_Data rows_.
[BEGIN]

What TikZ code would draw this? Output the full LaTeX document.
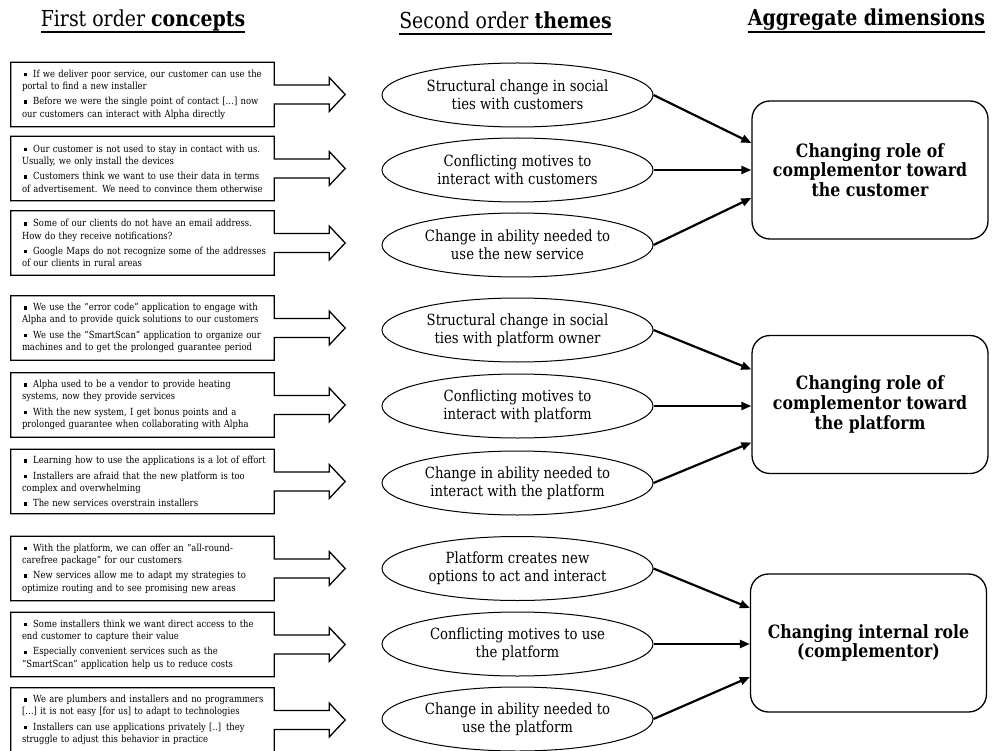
\documentclass[tikz,border=0pt]{standalone}
\usepackage{fontspec}
\setmainfont{DejaVu Serif}[FakeStretch=0.86]
\usetikzlibrary{shapes.geometric,arrows.meta,calc}
\newcommand\bul{\hspace{2pt}\rule[0.2ex]{0.65ex}{0.65ex}\hspace{0.6em}}
% quote nodes are 280pt wide; the drawn box is 263pt wide (right edge 17pt inside)
\newcommand\calloutpath[1]{%
  \draw[callout] (#1.north west) -- ([xshift=-17pt]#1.north east) -- ([xshift=-17pt,yshift=9.5pt]#1.east)
    -- ([xshift=38pt,yshift=9.5pt]#1.east) -- ([xshift=38pt,yshift=17pt]#1.east)
    -- ([xshift=54pt]#1.east) -- ([xshift=38pt,yshift=-17pt]#1.east)
    -- ([xshift=38pt,yshift=-9.5pt]#1.east) -- ([xshift=-17pt,yshift=-9.5pt]#1.east)
    -- ([xshift=-17pt]#1.south east) -- (#1.south west) -- cycle;}
\tikzset{
  quote/.style={inner xsep=11pt, inner ysep=0pt, text width=258pt, minimum height=64pt,
    align=left, font=\fontsize{9.8}{12.3}\selectfont},
  callout/.style={line width=1.3pt, line join=miter},
  theme/.style={draw, ellipse, line width=1pt, minimum width=271pt, minimum height=64pt,
    inner sep=0pt, align=center, font=\fontsize{15.4}{18.3}\selectfont},
  dim/.style={draw, rounded corners=18pt, line width=1.3pt, minimum width=236pt,
    minimum height=138pt, align=center, font=\fontsize{18.3}{19.8}\selectfont\bfseries},
  link/.style={line width=2.2pt, -{Triangle[length=10pt,width=8pt]}},
  header/.style={font=\fontsize{22}{26}\selectfont, inner sep=0pt},
  uline/.style={line width=1.4pt},
}
\begin{document}
\begin{tikzpicture}[x=1pt,y=-1pt]
\useasboundingbox (0,0) rectangle (998,751);

% headers
\node[header] (h1) at (143,20) {First order \textbf{concepts}};
\node[header] (h2) at (505.5,20) {Second order \textbf{themes}};
\node[header] (h3) at (866.5,20) {\textbf{Aggregate dimensions}};
\foreach \h in {h1,h2,h3}{
  \draw[uline] ([yshift=-6pt]\h.base west) -- ([yshift=-6pt]\h.base east);
}

% first order concepts
\node[quote] (q1) at (151,94.5) {\bul If we deliver poor service, our customer can use the\\portal to find a new installer\\[3pt]\bul Before we were the single point of contact […] now\\our customers can interact with Alpha directly};
\node[quote] (q2) at (151,168.5) {\bul Our customer is not used to stay in contact with us.\\Usually, we only install the devices\\[3pt]\bul Customers think we want to use their data in terms\\of advertisement. We need to convince them otherwise};
\node[quote] (q3) at (151,243) {\bul Some of our clients do not have an email address.\\How do they receive notifications?\\[3pt]\bul Google Maps do not recognize some of the addresses\\of our clients in rural areas};
\node[quote] (q4) at (151,328) {\bul We use the “error code” application to engage with\\Alpha and to provide quick solutions to our customers\\[3pt]\bul We use the “SmartScan” application to organize our\\machines and to get the prolonged guarantee period};
\node[quote] (q5) at (151,405) {\bul Alpha used to be a vendor to provide heating\\systems, now they provide services\\[3pt]\bul With the new system, I get bonus points and a\\prolonged guarantee when collaborating with Alpha};
\node[quote] (q6) at (151,481.5) {\bul Learning how to use the applications is a lot of effort\\[3pt]\bul Installers are afraid that the new platform is too\\complex and overwhelming\\[3pt]\bul The new services overstrain installers};
\node[quote] (q7) at (151,568.5) {\bul With the platform, we can offer an “all-round-\\carefree package” for our customers\\[3pt]\bul New services allow me to adapt my strategies to\\optimize routing and to see promising new areas};
\node[quote] (q8) at (151,644.5) {\bul Some installers think we want direct access to the\\end customer to capture their value\\[3pt]\bul Especially convenient services such as the\\“SmartScan” application help us to reduce costs};
\node[quote] (q9) at (151,720) {\bul We are plumbers and installers and no programmers\\\relax[…] it is not easy [for us] to adapt to technologies\\[3pt]\bul Installers can use applications privately [..] they\\struggle to adjust this behavior in practice};
\foreach \q in {q1,q2,q3,q4,q5,q6,q7,q8,q9}{
  \calloutpath{\q}
}

% second order themes
\node[theme] (t1) at (517.5,95) {Structural change in social\\ties with customers};
\node[theme] (t2) at (517.5,170) {Conflicting motives to\\interact with customers};
\node[theme] (t3) at (517.5,245) {Change in ability needed to\\use the new service};
\node[theme] (t4) at (517.5,330) {Structural change in social\\ties with platform owner};
\node[theme] (t5) at (517.5,406) {Conflicting motives to\\interact with platform};
\node[theme] (t6) at (517.5,483) {Change in ability needed to\\interact with the platform};
\node[theme] (t7) at (517.5,568.5) {Platform creates new\\options to act and interact};
\node[theme] (t8) at (517.5,644) {Conflicting motives to use\\the platform};
\node[theme] (t9) at (517.5,719) {Change in ability needed to\\use the platform};

% aggregate dimensions
\node[dim] (dA) at (870,170) {Changing role of\\complementor toward\\the customer};
\node[dim] (dB) at (870,404.5) {Changing role of\\complementor toward\\the platform};
\node[dim] (dC) at (868.5,643) {Changing internal role\\(complementor)};

% links
\draw[link] (t1.east) -- ([yshift=27pt]dA.west);
\draw[link] (t2.east) -- (t2.east -| dA.west);
\draw[link] (t3.east) -- ([yshift=-28pt]dA.west);
\draw[link] (t4.east) -- ([yshift=35pt]dB.west);
\draw[link] (t5.east) -- (t5.east -| dB.west);
\draw[link] (t6.east) -- ([yshift=-38pt]dB.west);
\draw[link] (t7.east) -- ([yshift=35pt]dC.west);
\draw[link] (t8.east) -- (t8.east -| dC.west);
\draw[link] (t9.east) -- ([yshift=-34pt]dC.west);
\end{tikzpicture}
\end{document}
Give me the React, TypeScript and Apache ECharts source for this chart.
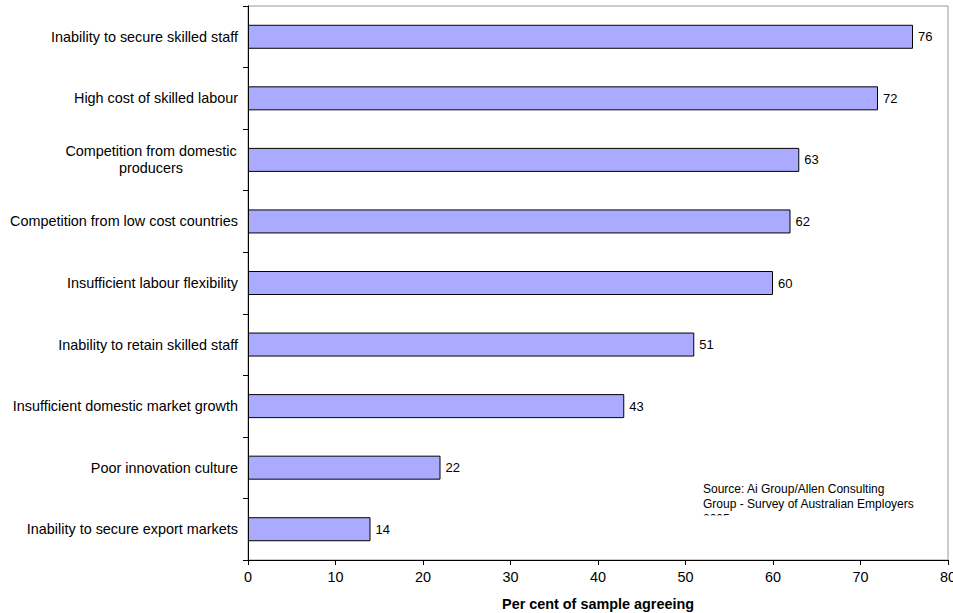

[END]

_Task_. Every record must be copied exactly, with images dropped from the result.

_Solved exercise_.
What TikZ code would draw this? Output the full LaTeX document.
\documentclass[tikz,border=0pt]{standalone}
\usepackage{fontspec}
\setmainfont{DejaVu Serif}[FakeStretch=0.86]
\usetikzlibrary{shapes.geometric,arrows.meta,calc}
\newcommand\bul{\hspace{2pt}\rule[0.2ex]{0.65ex}{0.65ex}\hspace{0.6em}}
% quote nodes are 280pt wide; the drawn box is 263pt wide (right edge 17pt inside)
\newcommand\calloutpath[1]{%
  \draw[callout] (#1.north west) -- ([xshift=-17pt]#1.north east) -- ([xshift=-17pt,yshift=9.5pt]#1.east)
    -- ([xshift=38pt,yshift=9.5pt]#1.east) -- ([xshift=38pt,yshift=17pt]#1.east)
    -- ([xshift=54pt]#1.east) -- ([xshift=38pt,yshift=-17pt]#1.east)
    -- ([xshift=38pt,yshift=-9.5pt]#1.east) -- ([xshift=-17pt,yshift=-9.5pt]#1.east)
    -- ([xshift=-17pt]#1.south east) -- (#1.south west) -- cycle;}
\tikzset{
  quote/.style={inner xsep=11pt, inner ysep=0pt, text width=258pt, minimum height=64pt,
    align=left, font=\fontsize{9.8}{12.3}\selectfont},
  callout/.style={line width=1.3pt, line join=miter},
  theme/.style={draw, ellipse, line width=1pt, minimum width=271pt, minimum height=64pt,
    inner sep=0pt, align=center, font=\fontsize{15.4}{18.3}\selectfont},
  dim/.style={draw, rounded corners=18pt, line width=1.3pt, minimum width=236pt,
    minimum height=138pt, align=center, font=\fontsize{18.3}{19.8}\selectfont\bfseries},
  link/.style={line width=2.2pt, -{Triangle[length=10pt,width=8pt]}},
  header/.style={font=\fontsize{22}{26}\selectfont, inner sep=0pt},
  uline/.style={line width=1.4pt},
}
\begin{document}
\begin{tikzpicture}[x=1pt,y=-1pt]
\useasboundingbox (0,0) rectangle (998,751);

% headers
\node[header] (h1) at (143,20) {First order \textbf{concepts}};
\node[header] (h2) at (505.5,20) {Second order \textbf{themes}};
\node[header] (h3) at (866.5,20) {\textbf{Aggregate dimensions}};
\foreach \h in {h1,h2,h3}{
  \draw[uline] ([yshift=-6pt]\h.base west) -- ([yshift=-6pt]\h.base east);
}

% first order concepts
\node[quote] (q1) at (151,94.5) {\bul If we deliver poor service, our customer can use the\\portal to find a new installer\\[3pt]\bul Before we were the single point of contact […] now\\our customers can interact with Alpha directly};
\node[quote] (q2) at (151,168.5) {\bul Our customer is not used to stay in contact with us.\\Usually, we only install the devices\\[3pt]\bul Customers think we want to use their data in terms\\of advertisement. We need to convince them otherwise};
\node[quote] (q3) at (151,243) {\bul Some of our clients do not have an email address.\\How do they receive notifications?\\[3pt]\bul Google Maps do not recognize some of the addresses\\of our clients in rural areas};
\node[quote] (q4) at (151,328) {\bul We use the “error code” application to engage with\\Alpha and to provide quick solutions to our customers\\[3pt]\bul We use the “SmartScan” application to organize our\\machines and to get the prolonged guarantee period};
\node[quote] (q5) at (151,405) {\bul Alpha used to be a vendor to provide heating\\systems, now they provide services\\[3pt]\bul With the new system, I get bonus points and a\\prolonged guarantee when collaborating with Alpha};
\node[quote] (q6) at (151,481.5) {\bul Learning how to use the applications is a lot of effort\\[3pt]\bul Installers are afraid that the new platform is too\\complex and overwhelming\\[3pt]\bul The new services overstrain installers};
\node[quote] (q7) at (151,568.5) {\bul With the platform, we can offer an “all-round-\\carefree package” for our customers\\[3pt]\bul New services allow me to adapt my strategies to\\optimize routing and to see promising new areas};
\node[quote] (q8) at (151,644.5) {\bul Some installers think we want direct access to the\\end customer to capture their value\\[3pt]\bul Especially convenient services such as the\\“SmartScan” application help us to reduce costs};
\node[quote] (q9) at (151,720) {\bul We are plumbers and installers and no programmers\\\relax[…] it is not easy [for us] to adapt to technologies\\[3pt]\bul Installers can use applications privately [..] they\\struggle to adjust this behavior in practice};
\foreach \q in {q1,q2,q3,q4,q5,q6,q7,q8,q9}{
  \calloutpath{\q}
}

% second order themes
\node[theme] (t1) at (517.5,95) {Structural change in social\\ties with customers};
\node[theme] (t2) at (517.5,170) {Conflicting motives to\\interact with customers};
\node[theme] (t3) at (517.5,245) {Change in ability needed to\\use the new service};
\node[theme] (t4) at (517.5,330) {Structural change in social\\ties with platform owner};
\node[theme] (t5) at (517.5,406) {Conflicting motives to\\interact with platform};
\node[theme] (t6) at (517.5,483) {Change in ability needed to\\interact with the platform};
\node[theme] (t7) at (517.5,568.5) {Platform creates new\\options to act and interact};
\node[theme] (t8) at (517.5,644) {Conflicting motives to use\\the platform};
\node[theme] (t9) at (517.5,719) {Change in ability needed to\\use the platform};

% aggregate dimensions
\node[dim] (dA) at (870,170) {Changing role of\\complementor toward\\the customer};
\node[dim] (dB) at (870,404.5) {Changing role of\\complementor toward\\the platform};
\node[dim] (dC) at (868.5,643) {Changing internal role\\(complementor)};

% links
\draw[link] (t1.east) -- ([yshift=27pt]dA.west);
\draw[link] (t2.east) -- (t2.east -| dA.west);
\draw[link] (t3.east) -- ([yshift=-28pt]dA.west);
\draw[link] (t4.east) -- ([yshift=35pt]dB.west);
\draw[link] (t5.east) -- (t5.east -| dB.west);
\draw[link] (t6.east) -- ([yshift=-38pt]dB.west);
\draw[link] (t7.east) -- ([yshift=35pt]dC.west);
\draw[link] (t8.east) -- (t8.east -| dC.west);
\draw[link] (t9.east) -- ([yshift=-34pt]dC.west);
\end{tikzpicture}
\end{document}
Give me the React, TypeScript and Apache ECharts source for this chart.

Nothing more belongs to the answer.